Several sent along Dr. Chamblee’s latest distance elixir, his 43rd pivot on a topic Golf Channel’s lead analyst has adopted to the detriment of his otherwise compelling analysis work. And it hasn’t even brought a certain Massachusetts advertiser back into the fold.

I won’t waste much time highlighting his view that you slow down home runs by raising the infield grass, but that is the case being made to deal with today’s absurd carry distances. But remember, these are back to back sentences as they appeared on GolfChannel.com:

But there is also a graph which shows, quite clearly, players’ increased visits to the fitness van plots the line of the increased yardage gained over the last 40 years. I’d argue that one could also make a graph where the increased driving distance, to some extent, corresponds to the decreased fairway heights, which over the last 30 years have come down from being cut at 3/4 of an inch, to now being cut at 3/16 of an inch.

Yes, you read correctly: he went from players going to fitness vans to get their distance gains “to some extent” corresponding with lowering mowing heights.

Actually, no extent.

There was also a whopper of a misrepresentation that might have been fact-checked if they hadn’t fired most of the editors. Chamblee’s claim of most fairways getting cut at 3/16th of an inch was refuted by the USGA’s Championship Agronomist on Twitter:

This was all really a roundabout way to point out that last weekend’s Sentry Tournament Of Some Champions was hard to watch. The views and whale shots were as spectacular as ever, but Kapalua’s Plantation course was a sponge.

A Coore-Crenshaw design to played on the ground with the ball running had taken on a lot of rain leading up to the tournament, hasn’t played faster after the renovation designed to help it do so, and therefore called on little creativity or shotmaking. It played longer, yes, but it was also tough to find remotely compelling.

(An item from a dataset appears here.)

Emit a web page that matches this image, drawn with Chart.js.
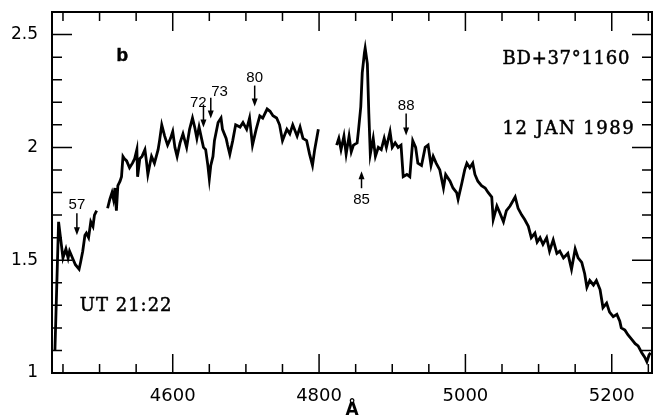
<!DOCTYPE html>
<html>
<head>
<meta charset="utf-8">
<script src="https://cdn.jsdelivr.net/npm/chart.js@4.4.1/dist/chart.umd.min.js"></script>
<style>
  html, body { margin: 0; padding: 0; background: #fff; }
  #wrap { width: 656px; height: 419px; }
</style>
</head>
<body>
<div id="wrap"><canvas id="spectrumChart" width="656" height="419"></canvas></div>
<script>
// wavelength (Angstrom) and relative flux, null = gap in the spectrum
const wavelength = [
  4439, 4444, 4447, 4450, 4454, 4457, 4459, 4463, 4467, 4472, 4474, 4477, 4480, 4482, 4485, 4488, 4491, 4493, 4496,
  4503,
  4511, 4514, 4517, 4519, 4521, 4523, 4525, 4528, 4530, 4532, 4534, 4537, 4541, 4545, 4548, 4551, 4552, 4555, 4558,
  4562, 4564, 4566, 4569, 4571, 4575, 4580, 4582, 4585, 4589, 4593, 4597, 4600, 4603, 4606, 4610, 4614, 4619, 4623,
  4627, 4630, 4633, 4636, 4640, 4642, 4645, 4648, 4650, 4652, 4655, 4657, 4662, 4666, 4668, 4673, 4675, 4678, 4682,
  4686, 4692, 4696, 4701, 4705, 4709, 4714, 4719, 4723, 4729, 4733, 4737, 4742, 4746, 4750, 4756, 4760, 4764, 4770,
  4774, 4778, 4783, 4787, 4791, 4794, 4799,
  4811,
  4824, 4827, 4830, 4834, 4837, 4841, 4844, 4847, 4852, 4854, 4857, 4859, 4862, 4863, 4866, 4868, 4870, 4874, 4877,
  4881, 4885, 4889, 4892, 4897, 4900, 4904, 4908, 4912, 4915, 4920, 4924, 4928, 4932, 4935, 4940, 4945, 4949, 4953,
  4956, 4960, 4965, 4970, 4973, 4979, 4983, 4988, 4990, 4995, 4999, 5002, 5006, 5010, 5013, 5017, 5022, 5027, 5031,
  5036, 5038, 5043, 5047, 5052, 5056, 5061, 5068, 5072, 5077, 5081, 5086, 5090, 5095, 5098, 5102, 5106, 5111, 5115,
  5120, 5125, 5129, 5134, 5140, 5145, 5150, 5154, 5159, 5163, 5166, 5170, 5175, 5179, 5184, 5188, 5193, 5197, 5202,
  5207, 5211, 5213, 5218, 5222, 5227, 5232, 5236, 5241, 5245, 5248, 5251, 5253
];
const flux = [
  1.10, 1.67, 1.59, 1.51, 1.55, 1.51, 1.54, 1.51, 1.48, 1.46, 1.49, 1.54, 1.61, 1.62, 1.60, 1.67, 1.65, 1.70, 1.72,
  null,
  1.73, 1.77, 1.80, 1.77, 1.82, 1.72, 1.83, 1.85, 1.87, 1.96, 1.95, 1.94, 1.91, 1.93, 1.95, 1.99, 1.87, 1.95, 1.96,
  1.99, 1.94, 1.88, 1.93, 1.96, 1.93, 1.99, 2.03, 2.10, 2.05, 2.01, 2.04, 2.07, 2.00, 1.96, 2.02, 2.06, 2.00, 2.08,
  2.13, 2.09, 2.04, 2.09, 2.03, 2.00, 1.99, 1.92, 1.86, 1.92, 1.96, 2.03, 2.11, 2.13, 2.08, 2.04, 2.01, 1.97, 2.03,
  2.10, 2.09, 2.11, 2.08, 2.13, 2.01, 2.08, 2.14, 2.13, 2.17, 2.16, 2.14, 2.13, 2.10, 2.03, 2.08, 2.06, 2.10, 2.05,
  2.09, 2.04, 2.03, 1.97, 1.92, 1.99, 2.08,
  null,
  2.01, 2.04, 1.99, 2.05, 1.97, 2.05, 1.98, 2.01, 2.02, 2.08, 2.18, 2.33, 2.42, 2.44, 2.37, 2.15, 1.97, 2.04, 1.96,
  2.00, 1.99, 2.04, 2.00, 2.07, 2.00, 2.02, 2.00, 2.01, 1.87, 1.88, 1.87, 2.03, 2.00, 1.93, 1.92, 2.00, 2.01, 1.92,
  1.96, 1.93, 1.90, 1.82, 1.88, 1.85, 1.82, 1.80, 1.77, 1.84, 1.90, 1.93, 1.91, 1.93, 1.88, 1.85, 1.83, 1.82, 1.80,
  1.78, 1.68, 1.74, 1.71, 1.67, 1.72, 1.74, 1.78, 1.73, 1.70, 1.68, 1.65, 1.60, 1.62, 1.58, 1.60, 1.57, 1.60, 1.54,
  1.59, 1.53, 1.54, 1.51, 1.53, 1.46, 1.55, 1.51, 1.49, 1.44, 1.38, 1.41, 1.39, 1.41, 1.37, 1.29, 1.31, 1.27, 1.25,
  1.26, 1.23, 1.20, 1.19, 1.17, 1.15, 1.13, 1.12, 1.09, 1.07, 1.05, 1.08, 1.09
];

// tick values
const xLabelTicks = [4600, 4800, 5000, 5200];
const xMinorTicks = [4450, 4500, 4550, 4650, 4700, 4750, 4850, 4900, 4950, 5050, 5100, 5150, 5250];
const yLabelTicks = [1, 1.5, 2, 2.5];
const yMinorTicks = [1.1, 1.2, 1.3, 1.4, 1.6, 1.7, 1.8, 1.9, 2.1, 2.2, 2.3, 2.4];

// line identifications marked with arrows
const lineIds = ['57', '72', '73', '80', '85', '88'];
const lineWave = [4469, 4642, 4652, 4712, 4858, 4919];

// annotation layout (data coordinates)
const arrows = [
  { tail: 1.708, tip: 1.611, lx: 4469, ly: 1.745 },
  { tail: 2.19, tip: 2.088, lx: 4635, ly: 2.199 },
  { tail: 2.22, tip: 2.128, lx: 4664, ly: 2.246 },
  { tail: 2.274, tip: 2.181, lx: 4712, ly: 2.308 },
  { tail: 1.819, tip: 1.894, lx: 4858, ly: 1.769 },
  { tail: 2.15, tip: 2.053, lx: 4919, ly: 2.186 }
];
const serif = '18px "DejaVu Serif", serif';
const texts = [
  { t: 'b', x: 4531, y: 2.408, align: 'center', font: 'bold 19px "Liberation Sans", Arial, sans-serif', sp: 0 },
  { t: 'BD+37\u00b01160', x: 5225, y: 2.389, align: 'right', font: serif, sp: 0.7 },
  { t: '12 JAN 1989', x: 5232, y: 2.08, align: 'right', font: serif, sp: 1.5 },
  { t: 'UT 21:22', x: 4473, y: 1.296, align: 'left', font: serif, sp: 1 }
];

const points = wavelength.map((w, i) => ({ x: w, y: flux[i] }));

const frameAndTicks = {
  id: 'frameAndTicks',
  afterDatasetsDraw(chart) {
    const { ctx, chartArea: a, scales: { x, y } } = chart;
    ctx.save();
    ctx.strokeStyle = '#000';
    ctx.lineWidth = 1.5;
    ctx.beginPath();
    xLabelTicks.map(v => [v, 19]).concat(xMinorTicks.map(v => [v, 9])).forEach(([v, len]) => {
      const px = x.getPixelForValue(v);
      ctx.moveTo(px, a.bottom); ctx.lineTo(px, a.bottom - len);
      ctx.moveTo(px, a.top); ctx.lineTo(px, a.top + len);
    });
    yLabelTicks.map(v => [v, 20]).concat(yMinorTicks.map(v => [v, 10])).forEach(([v, len]) => {
      const py = y.getPixelForValue(v);
      ctx.moveTo(a.left, py); ctx.lineTo(a.left + len, py);
      ctx.moveTo(a.right, py); ctx.lineTo(a.right - len, py);
    });
    ctx.stroke();
    ctx.lineWidth = 2;
    ctx.strokeRect(a.left, a.top, a.right - a.left, a.bottom - a.top);

    // arrows and their labels
    ctx.fillStyle = '#000';
    ctx.lineWidth = 1.5;
    ctx.font = '15px "Liberation Sans", Arial, sans-serif';
    ctx.textAlign = 'center';
    ctx.textBaseline = 'middle';
    arrows.forEach((ar, i) => {
      const px = x.getPixelForValue(lineWave[i]);
      const t0 = y.getPixelForValue(ar.tail);
      const t1 = y.getPixelForValue(ar.tip);
      const dir = t1 > t0 ? 1 : -1;
      ctx.beginPath();
      ctx.moveTo(px, t0); ctx.lineTo(px, t1 - dir * 5);
      ctx.stroke();
      ctx.beginPath();
      ctx.moveTo(px, t1);
      ctx.lineTo(px - 3, t1 - dir * 8);
      ctx.lineTo(px + 3, t1 - dir * 8);
      ctx.closePath();
      ctx.fill();
      ctx.fillText(lineIds[i], x.getPixelForValue(ar.lx), y.getPixelForValue(ar.ly));
    });

    ctx.lineWidth = 0.5;
    texts.forEach(tx => {
      ctx.font = tx.font;
      ctx.textAlign = tx.align;
      ctx.letterSpacing = tx.sp + 'px';
      const px = x.getPixelForValue(tx.x), py = y.getPixelForValue(tx.y);
      ctx.fillText(tx.t, px, py);
      ctx.strokeText(tx.t, px, py);
    });
    ctx.restore();
  }
};

new Chart(document.getElementById('spectrumChart'), {
  type: 'line',
  data: {
    datasets: [{
      data: points,
      borderColor: '#000',
      borderWidth: 2.8,
      pointRadius: 0,
      tension: 0,
      spanGaps: false,
      fill: false
    }]
  },
  options: {
    responsive: false,
    animation: false,
    layout: { padding: { top: 12, right: 4, left: 0, bottom: 0 } },
    plugins: { legend: { display: false }, tooltip: { enabled: false } },
    scales: {
      x: {
        type: 'linear',
        min: 4435,
        max: 5255,
        grid: { display: false, drawTicks: false },
        border: { display: false },
        afterBuildTicks: s => { s.ticks = xLabelTicks.map(v => ({ value: v })); },
        afterFit: s => { s.height = 46; s.paddingLeft = 0; s.paddingRight = 0; },
        ticks: {
          padding: 13,
          maxRotation: 0,
          color: '#000',
          font: { family: '"DejaVu Sans", sans-serif', size: 18 },
          callback: v => String(v)
        },
        title: {
          display: true,
          text: '\u00c5',
          color: '#000',
          padding: { top: 0, bottom: -2 },
          font: { family: '"DejaVu Sans", sans-serif', size: 17, weight: 'bold' }
        }
      },
      y: {
        type: 'linear',
        min: 1,
        max: 2.6,
        grid: { display: false, drawTicks: false },
        border: { display: false },
        afterBuildTicks: s => { s.ticks = yLabelTicks.map(v => ({ value: v })); },
        afterFit: s => { s.width = 52; s.paddingTop = 0; s.paddingBottom = 0; },
        ticks: {
          padding: 14,
          color: '#000',
          font: { family: '"DejaVu Sans", sans-serif', size: 17 },
          callback: v => String(v)
        }
      }
    }
  },
  plugins: [frameAndTicks]
});
</script>
</body>
</html>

Every course plays better firmer and faster. Harvesting rough, slowing down fairways and attempting to mute technology-fueled gains via agronomy is not only a woeful idea, it goes against the very soul of a game built on firm ground.

Does anyone want to sacrifice a core principle of golf to avoid taking 10% of carry away from 1000 golf pros? Trying to watch lush and lifeless Kapalua should give you the answer.